Susan I. Rotroff
Ph.D Princeton University, 1976
Jarvis Thurston and Mona Van Duyn Professor
in the Humanities
As a member of the Classics Department, Susan Rotroff's main focus is on the ancient Mediterranean, and she teaches courses in ancient Greek as well as in the archaeology of the Greek and Roman worlds. Since 1970, she has been working at the Ancient Agora of Athens, a major, ongoing excavation involved in the archaeological investigation of the center of the ancient city of Athens. Her work there has included both excavation and publication and has focused primarily on ceramics. Since pottery is abundant, serves a range of practical functions, and is subject to rapid change, it is a valuable marker of behavior and offers insight into a broad range of past human activities.

Excavations that Dr. Rotroff supervised in the 1970's led to the study and publication of a rich deposit of material (primarily ceramics) that had been used by the public magistrates of Athens in the 5th century BCE. It shed light on the ancient Atehnian custom of public dining, which has developed into a continuing interest of hers.

She has recently completed a long-term project publishing the Hellenistic pottery (330-1st century BCE) that has been found at the site. She is also working with colleagues in physical anthropology and zooarchaeology on a well deposit, excavated in the 1930s, which along with ceramics includes the bones of 450 newborn infants and some 150 dogs.

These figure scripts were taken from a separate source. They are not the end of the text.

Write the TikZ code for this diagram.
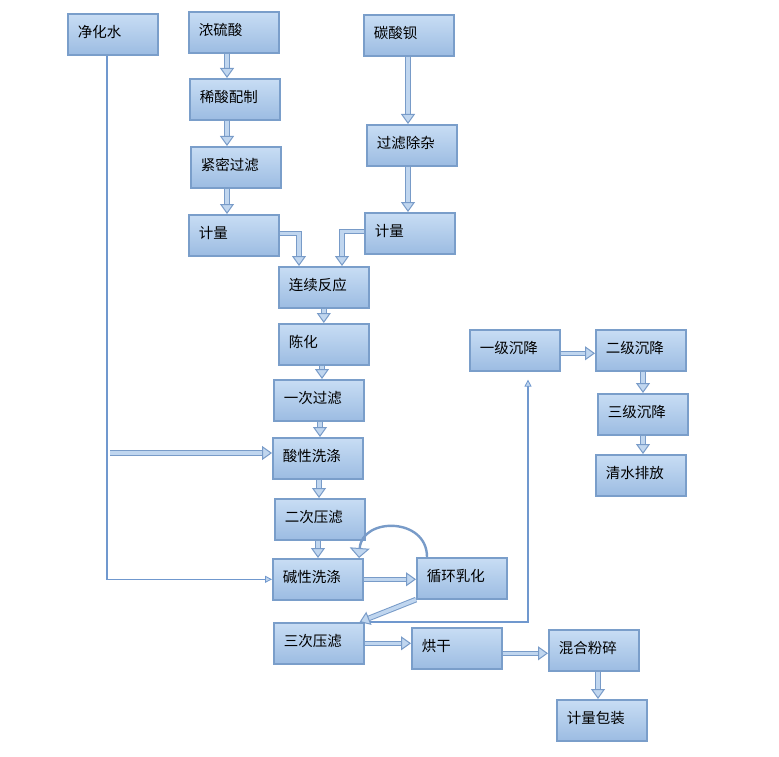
\documentclass[tikz,border=0pt]{standalone}
\usepackage{fontspec}
\newfontfamily\cjk{Noto Sans CJK SC}
\usetikzlibrary{arrows.meta}
\definecolor{boxborder}{RGB}{122,158,202}
\definecolor{boxtop}{RGB}{200,221,244}
\definecolor{boxbot}{RGB}{156,188,226}
\definecolor{arrborder}{RGB}{120,155,200}
\definecolor{arrfill}{RGB}{192,214,239}
\definecolor{thinline}{RGB}{112,152,206}
\tikzset{
  box/.style={draw=boxborder, line width=1.6pt, top color=boxtop, bottom color=boxbot,
    minimum width=90pt, minimum height=41pt, text width=70pt, inner xsep=10pt, inner ysep=0pt,
    align=left, anchor=north west, font=\cjk\fontsize{14.5}{17}\selectfont,
    text height=12pt, text depth=6pt},
  hollow/.style={draw=arrborder, line width=1pt, double=arrfill, double distance=3.6pt,
    -{Triangle[length=10pt,width=14pt,fill=arrfill,line width=1pt]}},
  arcarrow/.style={draw=arrborder, line width=2.4pt,
    -{Triangle[length=10pt,width=20pt,fill=arrfill,line width=1pt]}},
  thinarrow/.style={draw=thinline, line width=1.5pt,
    -{Triangle[length=7pt,width=7pt,fill=arrfill,line width=0.8pt]}},
}
\begin{document}
\begin{tikzpicture}[x=1pt,y=-1pt]
\useasboundingbox (0,0) rectangle (779,757);
% boxes
\node[box] (jh) at (67,13) {净化水};
\node[box] (ns) at (188,11) {浓硫酸};
\node[box] (tb) at (363,14) {碳酸钡};
\node[box] (xs) at (189,78) {稀酸配制};
\node[box] (gl) at (366,124) {过滤除杂};
\node[box] (jm) at (190,146) {紧密过滤};
\node[box] (jl1) at (188,214) {计量};
\node[box] (jl2) at (364,212) {计量};
\node[box] (lx) at (278,266) {连续反应};
\node[box] (ch) at (278,323) {陈化};
\node[box] (yc) at (273,379) {一次过滤};
\node[box] (sx) at (272,437) {酸性洗涤};
\node[box] (ec) at (274,498) {二次压滤};
\node[box] (jx) at (272,558) {碱性洗涤};
\node[box] (xh) at (416,557) {循环乳化};
\node[box] (sc) at (273,622) {三次压滤};
\node[box] (hg) at (411,627) {烘干};
\node[box] (hh) at (548,629) {混合粉碎};
\node[box] (jb) at (556,699) {计量包装};
\node[box] (y1) at (469,329) {一级沉降};
\node[box] (y2) at (595,329) {二级沉降};
\node[box] (y3) at (597,393) {三级沉降};
\node[box] (qs) at (595,454) {清水排放};
% column coordinates
\coordinate (cA) at (227,0);
\coordinate (cB) at (408,0);
\coordinate (cC) at (299,0);
\coordinate (cD) at (342,0);
\coordinate (cE) at (322,0);
\coordinate (cF) at (320,0);
\coordinate (cF2) at (319,0);
\coordinate (cF3) at (318,0);
\coordinate (cG) at (427,0);
\coordinate (cH) at (359,0);
\coordinate (cI) at (598,0);
\coordinate (cJ) at (643,0);
\coordinate (cK) at (528,0);
\coordinate (cL) at (107,0);
\coordinate (w1) at (110,453);
% thin lines
\draw[thinarrow] (jh.south -| cL) |- (jx.west);
\draw[thinarrow, shorten >=8pt] (sc.north east) -| (y1.south -| cK);
% hollow arrows
\draw[hollow] (ns.south -| cA) -- (xs.north -| cA);
\draw[hollow] (xs.south -| cA) -- (jm.north -| cA);
\draw[hollow] (jm.south -| cA) -- (jl1.north -| cA);
\draw[hollow] (tb.south -| cB) -- (gl.north -| cB);
\draw[hollow] (gl.south -| cB) -- (jl2.north -| cB);
\draw[hollow] ([yshift=2pt]jl1.east) -| (lx.north -| cC);
\draw[hollow] ([yshift=2pt]jl2.west) -| (lx.north -| cD);
\draw[hollow] (lx.south) -- (ch.north);
\draw[hollow] (ch.south -| cE) -- (yc.north -| cE);
\draw[hollow] (yc.south -| cF) -- (sx.north -| cF);
\draw[hollow] (sx.south -| cF2) -- (ec.north -| cF2);
\draw[hollow] (ec.south -| cF3) -- (jx.north -| cF3);
\draw[hollow] (w1) -- (w1 -| sx.west);
\draw[hollow] (jx.east) -- (jx.east -| xh.west);
\draw[hollow] (xh.south west) -- ([xshift=-5pt]sc.north east);
\draw[hollow] (sc.east) -- (sc.east -| hg.west);
\draw[hollow] ([yshift=-5pt]hg.east) -- ([yshift=-5pt]hg.east -| hh.west);
\draw[hollow] (hh.south -| cI) -- (jb.north -| cI);
\draw[hollow] ([yshift=-3pt]y1.east) -- ([yshift=-3pt]y1.east -| y2.west);
\draw[hollow] (y2.south -| cJ) -- (y3.north -| cJ);
\draw[hollow] (y3.south -| cJ) -- (qs.north -| cJ);
% loop arrow
\draw[arcarrow] (xh.north -| cG) .. controls (427,517) and (362,517) .. (jx.north -| cH);
\end{tikzpicture}
\end{document}
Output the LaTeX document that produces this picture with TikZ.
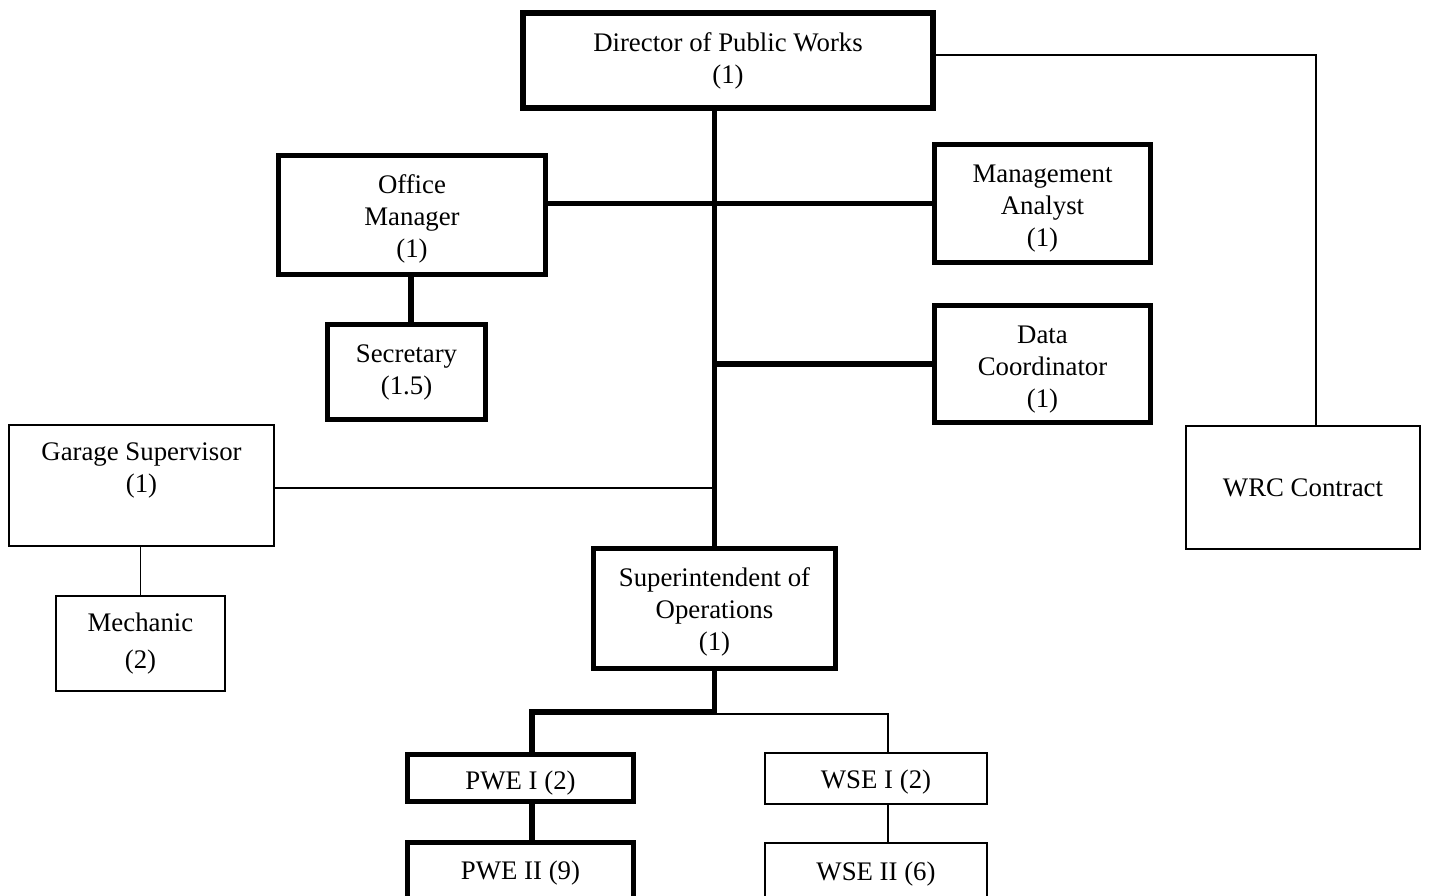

Although most of her research has been conducted in Athens, she has also worked on other sites in the Mediterranean, most recently on the islands of Eubola and Samothrace in the Agean, and at Sardis in Turkey.

Courses
Greek Art and Archaeology
Roman Art and Archaeology
Ancient Athens
Greek and Roman Pottery
Ancient Sanctuaries
Underwater Archaeology

Selected Publications
with J.H. Oakley. "Debris from a Public Dining Room in the Athenian Agora." (Hesperia, Supplement 25), Princeton 1992.
The Athenian Agora XXIX, Hellenistic Pottery: Athenian and Imported Wheelmade Tableware. Princeton 1997.
Wheelmade Tableware, Princeton 1997.
with A. Oliver Jr., Sardis Monograph 12: The Hellenistic Pottery from Sardis, Cambridge, MA 2003.